부산대학교 도서관

Electron beam flue gas treatment (EBFGT) has garnered attention as an effective method for the removal of nitrogen oxides (NOx), offering advantages in low energy consumption and high removal capacity. Numerous studies have explored the electron beam process for NOx treatment using aqueous additives, predominantly focusing on flue gases from coal-fired combustion, characterized by high NOx concentrations. Recently, the application of this technology has expanded to industries with lower NOx emissions, such as the steel, petrochemical, and semiconductor sectors, driven by stringent emission regulations. Typically, these industrial flue gases exhibit a unique characteristic of having lower oxygen content compared to atmospheric air, attributed to the combustion-based treatment processes. In this context, our study investigated the impact of oxygen concentration on NOx removal efficacy using the EBFGT approach, particularly under conditions of low NOx concentration. The electron beam process was established with a simultaneous injection of sodium hydroxide solution as an additive and 30, 60, and 100 ppm of NOx was treated. The oxygen concentration in background gas was varied from 21 to 10 vol.% to evaluate its effect on NOx removal.
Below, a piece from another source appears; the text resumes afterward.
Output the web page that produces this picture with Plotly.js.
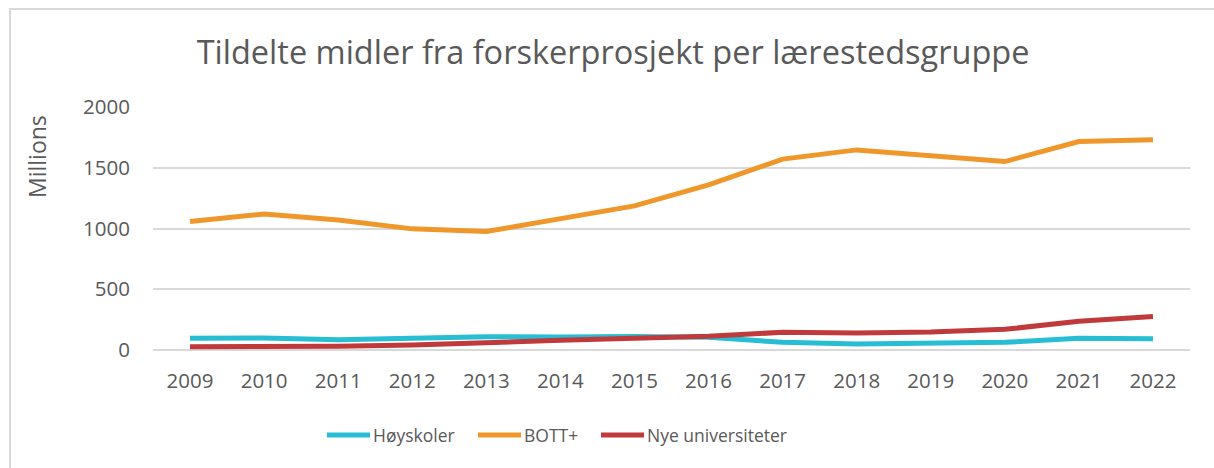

When the oxygen level in background gas was reduced from 21 to 10 vol.%, the removal efficiency of NOx was increased to 3.9%p on average under optimized operating parameters (e.g. absorbed dose and flow rate of the additive solution). This phenomenon implies that the oxidation of nitric oxide (NO) and nitrogen (N₂) to generate nitrogen dioxide (NO₂) seems to be suppressed under low-oxygen environment and thus improves NO₂ removal. While further research is necessary to enhance the system’s capacity and efficiency, these findings distinctly indicate the potential of the electron beam treatment system for NOx removal in industrial applications.